The U.S. commitment seeks a long-term reduction of emissions by 83 percent by 2050. This final goal would call for a 30 percent cut in 2025, and 42 percent five years later.
The United States adopted a 2°C global warming limit as part of a Group of Eight agreement in July. That G8 summit in Italy also yielded "unprecedented commitments" from the 16-member Major Economies Forum and other developing nations on the goal of reducing greenhouse emissions by half by 2050.
The emissions target includes an 80 percent reduction by industrialized nations, a concession China and India had refused to accept. Funding has been another major obstacle to an agreement. The United States and other industrialized nations would need to provide at least $10 billion to help developing countries toward a clear path of low-emission growth.
Last week, China made a specific pledge to cut back emissions by 40 to 45 percent by 2020. But India said on Monday it would not accept a legally binding agreement on emissions targets.
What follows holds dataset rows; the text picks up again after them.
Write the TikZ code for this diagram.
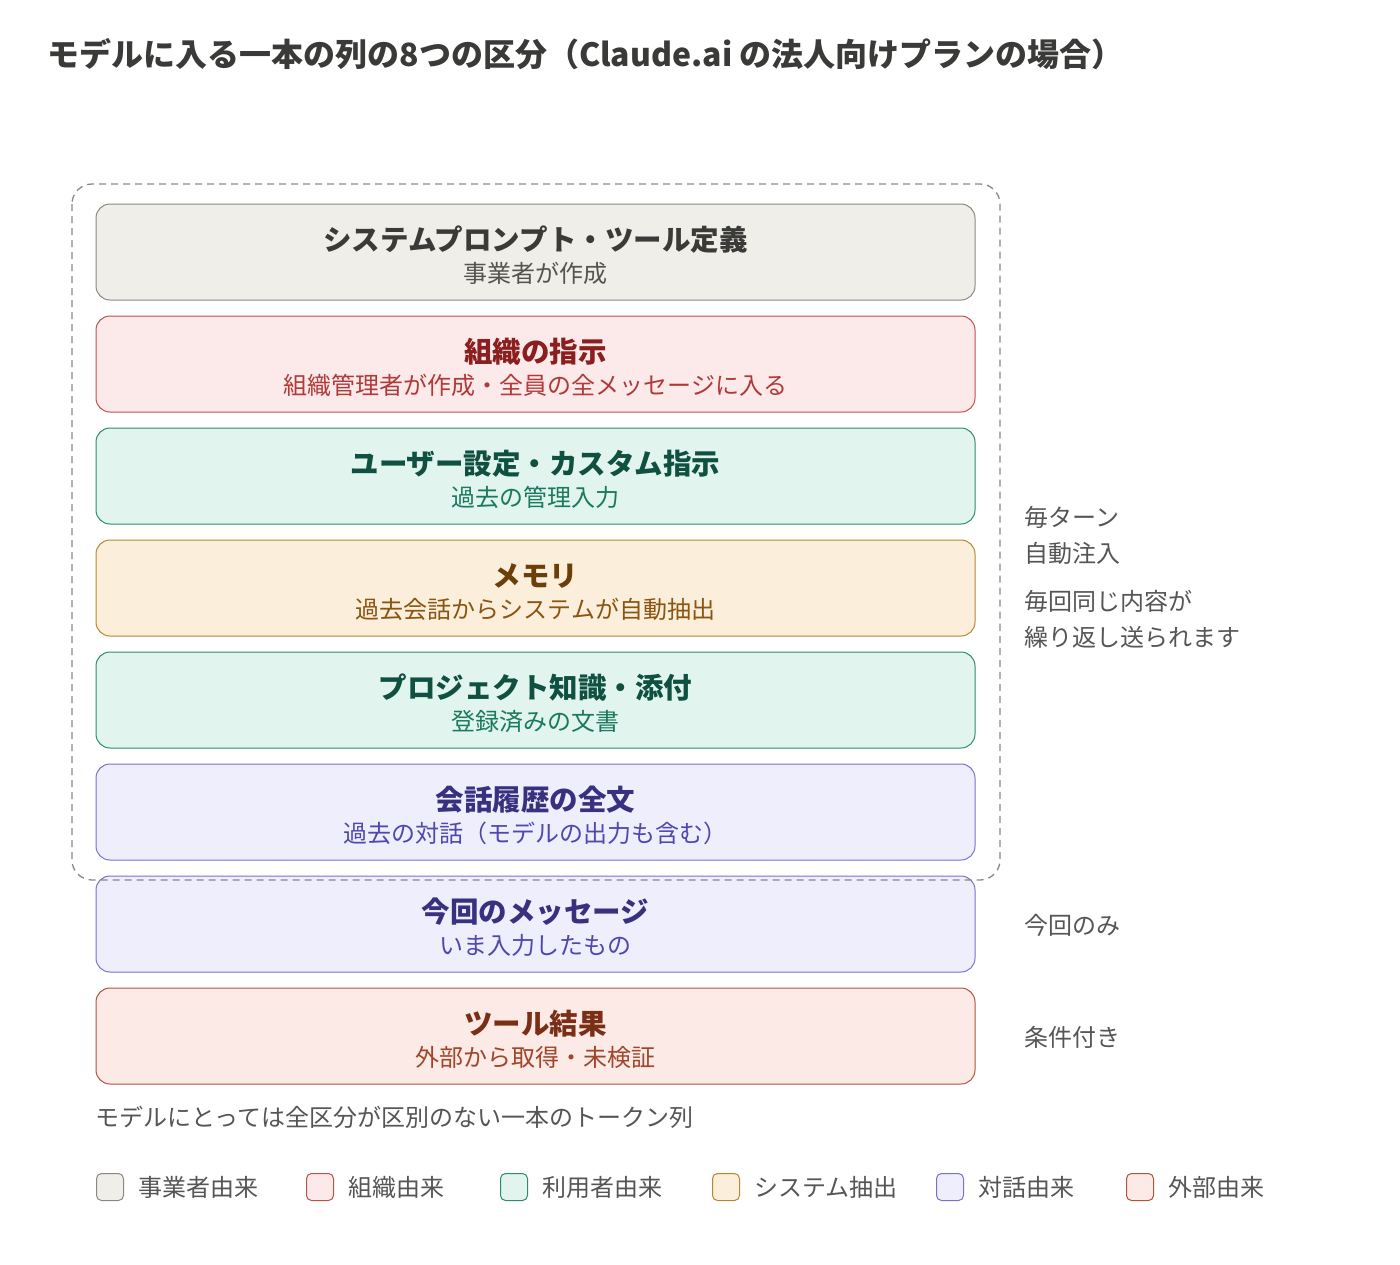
\documentclass[tikz,border=0pt]{standalone}
\usepackage{fontspec}
\setmainfont{Noto Sans CJK JP}
\usetikzlibrary{positioning}
\definecolor{grayfill}{HTML}{F0EEE8}\definecolor{grayline}{HTML}{8A8880}
\definecolor{grayhead}{HTML}{3A3A38}\definecolor{graysub}{HTML}{55534E}
\definecolor{redfill}{HTML}{FCE9E9}\definecolor{redline}{HTML}{C0504D}
\definecolor{redhead}{HTML}{8B1E1E}\definecolor{redsub}{HTML}{B03A3A}
\definecolor{grnfill}{HTML}{E1F4EE}\definecolor{grnline}{HTML}{2E8B6E}
\definecolor{grnhead}{HTML}{0F5040}\definecolor{grnsub}{HTML}{1A7A5E}
\definecolor{orgfill}{HTML}{FBEEDB}\definecolor{orgline}{HTML}{B8862F}
\definecolor{orghead}{HTML}{6B3E0A}\definecolor{orgsub}{HTML}{8A5510}
\definecolor{purfill}{HTML}{EEEEFC}\definecolor{purline}{HTML}{7A70D0}
\definecolor{purhead}{HTML}{3A3080}\definecolor{pursub}{HTML}{5048B0}
\definecolor{salfill}{HTML}{FBEAE5}\definecolor{salline}{HTML}{B0553A}
\definecolor{salhead}{HTML}{7A2E15}\definecolor{salsub}{HTML}{A0452A}
\definecolor{note}{HTML}{555555}
\tikzset{
  seg/.style={draw=#1line, fill=#1fill, rounded corners=14pt, line width=1pt,
    minimum width=879pt, minimum height=96pt, inner sep=0pt},
  head/.style={text=#1head, font=\fontsize{28.5}{32}\selectfont\bfseries},
  sub/.style={text=#1sub, font=\fontsize{24}{28}\selectfont},
  side/.style={text=note, font=\fontsize{24}{28}\selectfont, anchor=west},
  key/.style={draw=#1line, fill=#1fill, rounded corners=5pt, line width=1pt,
    minimum size=27pt, inner sep=0pt, anchor=west},
}
\newcommand{\segment}[5]{%
  \node[seg=#2] (#1) at (535.5,#3) {};
  \node[head=#2] (#1h) at ([yshift=12pt]#1.center) {#4};
  \node[sub=#2] (#1s) at ([yshift=-21pt]#1.center) {#5};}
\begin{document}
\begin{tikzpicture}[x=1pt,y=-1pt]
  \useasboundingbox (0,0) rectangle (1400,1264);
  \node[anchor=west, font=\fontsize{32}{36}\selectfont\bfseries, text=grayhead] (title) at (44,54)
    {モデルに入る一本の列の8つの区分（Claude.ai の法人向けプランの場合）};

  % eight segments
  \segment{sys}{gray}{252}{システムプロンプト・ツール定義}{事業者が作成}
  \segment{org}{red}{364}{組織の指示}{組織管理者が作成・全員の全メッセージに入る}
  \segment{usr}{grn}{476}{ユーザー設定・カスタム指示}{過去の管理入力}
  \segment{mem}{org}{588}{メモリ}{過去会話からシステムが自動抽出}
  \segment{prj}{grn}{700}{プロジェクト知識・添付}{登録済みの文書}
  \segment{hist}{pur}{812}{会話履歴の全文}{過去の対話（モデルの出力も含む）}
  \segment{msg}{pur}{924}{今回のメッセージ}{いま入力したもの}
  \segment{tool}{sal}{1036}{ツール結果}{外部から取得・未検証}

  % per-turn group
  \draw[grayline, line width=1.3pt, dash pattern=on 7pt off 5pt, rounded corners=20pt]
    (72,184) rectangle (1000,880);

  \node[side] (every) at (1021,517) {毎ターン};
  \node[side] (auto) at (1021,553) {自動注入};
  \node[side] (same) at (1021,601) {毎回同じ内容が};
  \node[side] (rep) at (1021,637) {繰り返し送られます};
  \node[side] (once) at (1021,925) {今回のみ};
  \node[side] (cond) at (1021,1037) {条件付き};

  \node[side] (flat) at (92,1117) {モデルにとっては全区分が区別のない一本のトークン列};

  % legend
  \node[key=gray] (k1) at (96,1187) {};
  \node[side, right=11pt of k1] {事業者由来};
  \node[key=red] (k2) at (306,1187) {};
  \node[side, right=11pt of k2] {組織由来};
  \node[key=grn] (k3) at (500,1187) {};
  \node[side, right=11pt of k3] {利用者由来};
  \node[key=org] (k4) at (712,1187) {};
  \node[side, right=11pt of k4] {システム抽出};
  \node[key=pur] (k5) at (936,1187) {};
  \node[side, right=11pt of k5] {対話由来};
  \node[key=sal] (k6) at (1126,1187) {};
  \node[side, right=11pt of k6] {外部由来};
\end{tikzpicture}
\end{document}
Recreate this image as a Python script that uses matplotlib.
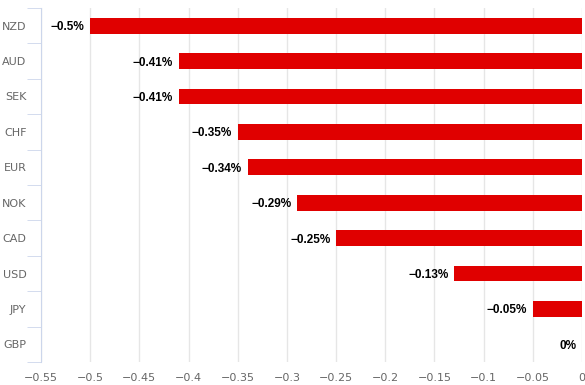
import matplotlib.pyplot as plt
import numpy as np

currencies = ["NZD", "AUD", "SEK", "CHF", "EUR", "NOK", "CAD", "USD", "JPY", "GBP"]
changes = [-0.5, -0.41, -0.41, -0.35, -0.34, -0.29, -0.25, -0.13, -0.05, 0.0]
x_ticks = [-0.55, -0.5, -0.45, -0.4, -0.35, -0.3, -0.25, -0.2, -0.15, -0.1, -0.05, 0]

fig = plt.figure(figsize=(5.85, 3.85), dpi=100)
ax = fig.add_axes([41 / 585, 1 - 362 / 385, 541 / 585, 354 / 385])

y = np.arange(len(currencies))
ax.barh(y, changes, height=0.45, color="#e00000", zorder=3)

# value labels just left of each bar end
for yi, v in zip(y, changes):
    txt = f"{v:g}%".replace("-", "\u2212")
    ax.annotate(txt, (v, yi), xytext=(-4, 0), textcoords="offset points",
                ha="right", va="center_baseline", fontsize=8.5, fontweight="bold",
                family=["Liberation Sans", "DejaVu Sans"], color="black", zorder=4)

ax.set_xlim(-0.55, 0)
ax.set_ylim(len(currencies) - 0.5, -0.5)
ax.set_xticks(x_ticks)
ax.set_xticklabels([f"{t:g}".replace("-", "\u2212") for t in x_ticks])
ax.set_yticks(y)
ax.set_yticklabels(currencies)
ax.set_yticks(np.arange(len(currencies) + 1) - 0.5, minor=True)

ax.grid(axis="x", color="#e6e6e6", linewidth=1, zorder=0)
for s in ["top", "right", "bottom"]:
    ax.spines[s].set_visible(False)
ax.spines["left"].set_color("#ccd6eb")

ax.tick_params(axis="x", length=0, colors="#666666", labelsize=8, pad=8)
ax.tick_params(axis="y", which="major", length=0, colors="#666666", labelsize=8, pad=10.5)
ax.tick_params(axis="y", which="minor", length=10, color="#ccd6eb")

fig.savefig("out.png", dpi=100)
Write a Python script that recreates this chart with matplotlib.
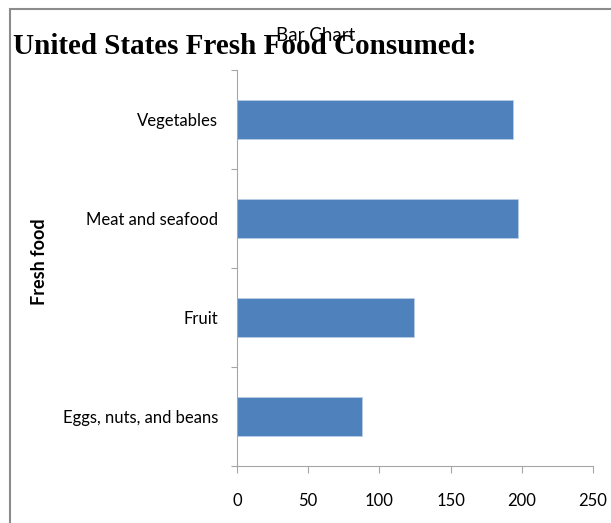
import matplotlib
matplotlib.use("Agg")
import matplotlib.pyplot as plt
from matplotlib.patches import Rectangle
from matplotlib.ticker import FixedLocator, NullFormatter

categories = ["Eggs, nuts, and beans", "Fruit", "Meat and seafood", "Vegetables"]
values = [88, 124, 197, 194]
x_ticks = [0, 50, 100, 150, 200, 250]

W, H = 611, 523
fig = plt.figure(figsize=(W / 100, H / 100), dpi=100)

# axes placement in pixels
left, right, top, bottom = 237, 593, 70, 466
ax = fig.add_axes([left / W, 1 - bottom / H, (right - left) / W, (bottom - top) / H])

pos = list(range(len(categories)))
ax.barh(pos, values, height=0.4, color="#4F81BD", edgecolor="#b9cde5", linewidth=0.6)
ax.set_xlim(0, 250)
ax.set_ylim(-0.5, len(categories) - 0.5)
ax.set_xticks(x_ticks)
ax.set_xticklabels([str(t) for t in x_ticks], fontfamily="Lato", fontsize=12)
ax.set_yticks(pos)
ax.set_yticklabels(categories, fontfamily="Lato", fontsize=12)
ax.yaxis.set_minor_locator(FixedLocator([p - 0.5 for p in pos] + [len(pos) - 0.5]))
ax.yaxis.set_minor_formatter(NullFormatter())
ax.tick_params(axis="y", which="major", length=0, pad=13.5)
ax.tick_params(axis="y", which="minor", length=4.5, color="#a6a6a6", width=0.8)
ax.tick_params(axis="x", which="major", length=5, color="#a6a6a6", width=0.8, pad=14.5)
for s in ["top", "right"]:
    ax.spines[s].set_visible(False)
for s in ["left", "bottom"]:
    ax.spines[s].set_color("#a6a6a6")
    ax.spines[s].set_linewidth(0.8)

ax.set_ylabel("Fresh food", fontfamily="Lato", fontweight="bold", fontsize=13)
ax.yaxis.set_label_coords(48 / W, 0.5, transform=fig.transFigure)

# outer frame
fig.add_artist(Rectangle((10 / W, -0.1), 1.2, 1 - 9 / H + 0.1, transform=fig.transFigure,
                         fill=False, edgecolor="#8c8c8c", linewidth=1.5))

fig.text(316 / W, 1 - 41 / H, "Bar Chart", fontfamily="Lato", fontsize=13.5,
         ha="center", va="baseline")
fig.text(13 / W, 1 - 54 / H, "United States Fresh Food Consumed:", fontfamily="Liberation Serif",
         fontweight="bold", fontsize=21, ha="left", va="baseline")

fig.savefig("out.png", dpi=100)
Shyam Saran, the special envoy to Prime Minister Manmohan Singh on climate change, said in New Delhi, "If we take all the offers which are on the table at the moment, we will end up to the 20 per cent reduction in total emissions by developed countries by 2020 compared to 1990. This is far below measures if we really want to tackle the climate change as projected by the IPCC [Intergovernmental Panel on Climate Change]."
"While smaller nations or island nations are likely to get fund[s], we major developing nations would have to fend on our own," Saran added.
The remarks come a day after Saran told NDTV, "Signing on to emission reduction targets in the same manner as developed countries, that's simply not possible."
World leaders have been discussing a new framework in the last couple of years to replace the Kyoto protocol, which expires in 2012. The 1997 Protocol required 37 industrialized nations to reduce emissions from 2008 to 2012 by an average of 5 percent against 1990 levels.
Earlier this month, final negotiations on a new treaty were held in Barcelona, Spain in preparation for the Copenhagen summit. No breakthrough was reached, and conservationists had criticized rich nations for "lowering expectations" of the conference.
After the Barcelona meeting, Danish Prime Minister Lars Løkke Rasmusen, the host of the Copenhagen summit, proposed "focus[ing] on what is possible" by working on a binding political agreement instead of a comprehensive treaty. He described a text of five to eight pages that would not be a "political declaration with niceties," but an ambitious and binding commitment to reducing emissions.
"A Copenhagen Agreement could be constructed to serve the dual purpose of providing for continued negotiations on a legal agreement and for immediate action," Rasmusen Rasmussen had assured global counterparts.
But Yvo de Boer, executive secretary of the U.N. Framework Convention on Climate Change, said last week, "The stakes are too high for any country to be focusing on national agendas... There is no Plan B for failure at Copenhagen only Plan A, and A stands for action."
On Sunday, Rasmussen addressed a meeting of more than 50 world leaders at the Commonwealth Heads of Government Meeting in Trinidad and Tobago called for more financial resources for developing nations, and for his proposed "one agreement-two purpose" agreement at Copenhagen.
"We need to take into account and respect developing countries' rights to economic and social development," Rasmussen said. "In their efforts to their development, particularly the most vulnerable developing countries are being disproportionally affected by climate change. An agreement in Copenhagen needs to address this effectively, both in the short and long run."
"Our vision for Copenhagen is 'one Agreement - two purposes," Rasmussen added. We should not postpone action until a legally binding instrument is agreed....We should capture the current political momentum and start combating global warming immediately."